— This is... impossible.
— Those pyjamas are impossible. This happened.
— You know when you go on like this what you sound like?
— I sound like a sensible fucking man, that's what I sound like.
— You sound like a duck.
— You know, you're kind of pretty for a stuntman.
— That's what they tell me.
Max: — We really are the most desperate lot of under-achievers. I'm not saying it's a bad thing. In fact, I think it's something we should take pride in. I'm gonna give the last brownie as a prize to the saddest act here.
William: — Bern.
Bernie: — Well, obviously it's me, isn't it? I mean, I work in the city in a job I don't understand and everyone keeps getting promoted above me. I haven't had a girlfriend since, well, since puberty. And nobody fancies me. And if these cheeks get any chubbier, they never will.

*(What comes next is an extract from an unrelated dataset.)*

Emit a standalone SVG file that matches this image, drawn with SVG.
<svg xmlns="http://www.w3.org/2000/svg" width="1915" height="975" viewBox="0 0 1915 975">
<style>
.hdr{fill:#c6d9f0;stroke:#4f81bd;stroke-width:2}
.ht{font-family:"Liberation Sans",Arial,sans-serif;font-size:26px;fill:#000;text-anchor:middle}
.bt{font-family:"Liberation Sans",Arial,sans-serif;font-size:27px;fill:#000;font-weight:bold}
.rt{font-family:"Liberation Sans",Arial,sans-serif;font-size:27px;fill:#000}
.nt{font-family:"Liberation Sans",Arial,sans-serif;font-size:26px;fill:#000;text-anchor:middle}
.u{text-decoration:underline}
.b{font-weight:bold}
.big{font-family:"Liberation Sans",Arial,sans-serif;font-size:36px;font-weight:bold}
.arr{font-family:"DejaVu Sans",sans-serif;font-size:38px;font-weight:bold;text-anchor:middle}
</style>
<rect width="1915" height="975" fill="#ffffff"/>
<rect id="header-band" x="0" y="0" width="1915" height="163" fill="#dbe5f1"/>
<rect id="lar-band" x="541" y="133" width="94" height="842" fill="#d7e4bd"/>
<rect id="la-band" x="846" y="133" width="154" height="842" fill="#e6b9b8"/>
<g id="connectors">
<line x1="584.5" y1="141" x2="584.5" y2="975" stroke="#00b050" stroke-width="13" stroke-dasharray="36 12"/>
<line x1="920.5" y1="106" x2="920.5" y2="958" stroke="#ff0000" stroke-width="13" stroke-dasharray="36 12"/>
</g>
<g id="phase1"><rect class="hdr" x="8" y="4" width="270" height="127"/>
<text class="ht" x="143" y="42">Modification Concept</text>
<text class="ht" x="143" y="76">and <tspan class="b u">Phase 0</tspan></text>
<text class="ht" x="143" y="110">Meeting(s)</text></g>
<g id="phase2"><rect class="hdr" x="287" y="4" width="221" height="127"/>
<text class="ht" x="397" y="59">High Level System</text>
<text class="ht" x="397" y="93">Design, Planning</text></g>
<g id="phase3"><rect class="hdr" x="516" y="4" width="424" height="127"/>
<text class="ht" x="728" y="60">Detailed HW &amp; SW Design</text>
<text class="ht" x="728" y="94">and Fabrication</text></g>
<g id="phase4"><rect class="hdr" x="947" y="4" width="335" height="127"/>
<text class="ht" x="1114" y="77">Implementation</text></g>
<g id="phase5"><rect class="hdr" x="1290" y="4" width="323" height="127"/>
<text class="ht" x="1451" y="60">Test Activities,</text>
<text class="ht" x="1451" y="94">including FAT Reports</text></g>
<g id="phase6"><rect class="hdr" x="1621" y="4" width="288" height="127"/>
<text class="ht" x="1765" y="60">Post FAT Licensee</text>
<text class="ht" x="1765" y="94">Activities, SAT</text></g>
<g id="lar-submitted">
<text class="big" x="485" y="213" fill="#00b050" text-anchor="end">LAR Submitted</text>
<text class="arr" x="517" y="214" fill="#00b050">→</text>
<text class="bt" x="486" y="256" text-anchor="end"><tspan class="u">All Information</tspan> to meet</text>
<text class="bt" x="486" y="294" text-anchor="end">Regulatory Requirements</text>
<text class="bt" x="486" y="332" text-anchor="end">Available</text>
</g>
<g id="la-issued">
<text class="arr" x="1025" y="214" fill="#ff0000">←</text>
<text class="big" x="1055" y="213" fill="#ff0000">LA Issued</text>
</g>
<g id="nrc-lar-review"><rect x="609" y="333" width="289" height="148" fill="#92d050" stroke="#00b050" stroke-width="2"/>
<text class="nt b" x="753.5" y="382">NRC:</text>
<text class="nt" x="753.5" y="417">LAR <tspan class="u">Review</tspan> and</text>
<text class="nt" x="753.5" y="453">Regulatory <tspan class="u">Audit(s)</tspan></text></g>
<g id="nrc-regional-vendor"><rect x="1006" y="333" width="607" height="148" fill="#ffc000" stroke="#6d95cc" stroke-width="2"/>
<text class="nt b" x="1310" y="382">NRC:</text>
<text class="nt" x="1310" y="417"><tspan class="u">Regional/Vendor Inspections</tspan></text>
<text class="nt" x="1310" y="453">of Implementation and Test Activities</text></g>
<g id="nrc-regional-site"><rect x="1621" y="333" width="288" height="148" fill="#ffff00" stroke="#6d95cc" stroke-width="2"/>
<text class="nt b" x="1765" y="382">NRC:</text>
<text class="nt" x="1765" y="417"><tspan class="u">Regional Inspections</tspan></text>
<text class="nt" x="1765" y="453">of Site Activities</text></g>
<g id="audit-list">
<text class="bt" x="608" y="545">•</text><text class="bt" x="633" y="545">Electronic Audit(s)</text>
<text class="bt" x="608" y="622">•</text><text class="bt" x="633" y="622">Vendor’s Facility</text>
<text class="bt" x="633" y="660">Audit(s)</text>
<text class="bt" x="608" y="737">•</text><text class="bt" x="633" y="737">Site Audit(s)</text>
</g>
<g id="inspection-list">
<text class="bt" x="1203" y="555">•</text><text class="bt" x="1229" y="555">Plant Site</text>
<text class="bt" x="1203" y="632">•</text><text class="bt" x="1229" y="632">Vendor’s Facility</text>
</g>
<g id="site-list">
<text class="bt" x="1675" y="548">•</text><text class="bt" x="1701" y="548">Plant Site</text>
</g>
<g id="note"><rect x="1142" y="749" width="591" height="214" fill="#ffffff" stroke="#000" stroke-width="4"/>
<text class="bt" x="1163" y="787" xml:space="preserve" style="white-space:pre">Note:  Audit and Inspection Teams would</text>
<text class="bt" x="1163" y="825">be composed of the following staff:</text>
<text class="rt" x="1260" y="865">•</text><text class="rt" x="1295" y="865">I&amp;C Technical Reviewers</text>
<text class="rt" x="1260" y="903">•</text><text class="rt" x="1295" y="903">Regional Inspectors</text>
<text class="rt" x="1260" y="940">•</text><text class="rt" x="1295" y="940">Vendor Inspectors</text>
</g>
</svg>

Honey: — Nonsense. I fancy you.
Bernie: — Really?
Honey: — Yeah.
— And unless I'm much mistaken your job still pays you rather a lot of money whilst Honey here earns 20 pence a week flogging her guts out in London's worst record store.
— Yes! And I haven't got hair, I've got feathers. And I've got funny goggly eyes and I'm attracted to cruel men. Actually, no one will marry me because my boosies have actually started shrinking.